We drove over Appalachian Gap, and headed for Marilyn and Adam’s house. It was finally great to see them. They fed us and we washed up, before retiring for the night. Our route was inspiring, and on Sunday, they did a “junior version” taking an alternative route up Camel’s Hump via the Burrow’s Trail, hiking to their bikes in Appalachian Gap, and then riding back to their car.
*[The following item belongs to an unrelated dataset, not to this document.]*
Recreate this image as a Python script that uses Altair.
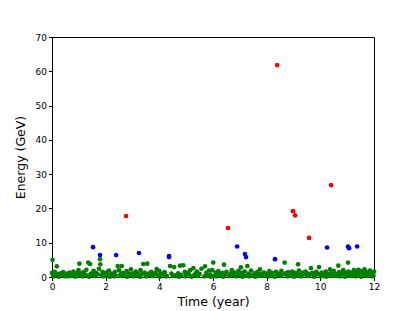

Another key gear choice was our UltrAspire packs. We shared tech tips with Marilyn and Adam before they departed. Debbie used her Zygos and I used an Epic, which was a fitting name for this trip. We lingered a bit at the house, before heading for Connecticut. We stopped at the East Warren Community Market. Farther south, we stopped in Putney to visit both the Co-Op and Farmers Market for more provisions. We stopped again in Northampton, or rather Florence, and had brunch at Cafe Evolution. By 2:45 P.M., we were in Old Lyme, and reunited with our kids. Despite the sore legs, we are already plotting our next adventure. Oh, and from the start of writing this blog post to the finish, she moved up to 3rd on the Hardrock wait list. She still needs more luck to get to the start line, but between now and 14 July, she also needs a few more training days like the one we just had in the Green Mountains of Vermont.


11 Responses to “2017 Long Trail Adventure”

  1. 1 Scott 30 May 2017 at 12:15 pm

    Aw hell yeah, Scott and Debbie! Sounds like an amazing run-ride combo, and almost as gnarly as hut traversing. If you did the route again, would you go Duxbury-Lincoln or flip directions? I’m thinking that ridgeline would make an excellent pairing to the Camels Hump-Mansfield traverse.

    Was great seeing you and the kids at Galehead last summer. Maybe our paths will cross at Manitou’s — I’ll try to bum some wisdom off of Debbie!


  2. 3 SL 8 July 2017 at 10:29 pm

    The Jay Mountain Marathon (33+ miles) was an epic but now defunct event. We did it several times. It was part of three three day Jay Challenge. Moosalamoo had s race on similar terrain in VT, but no current on the LT.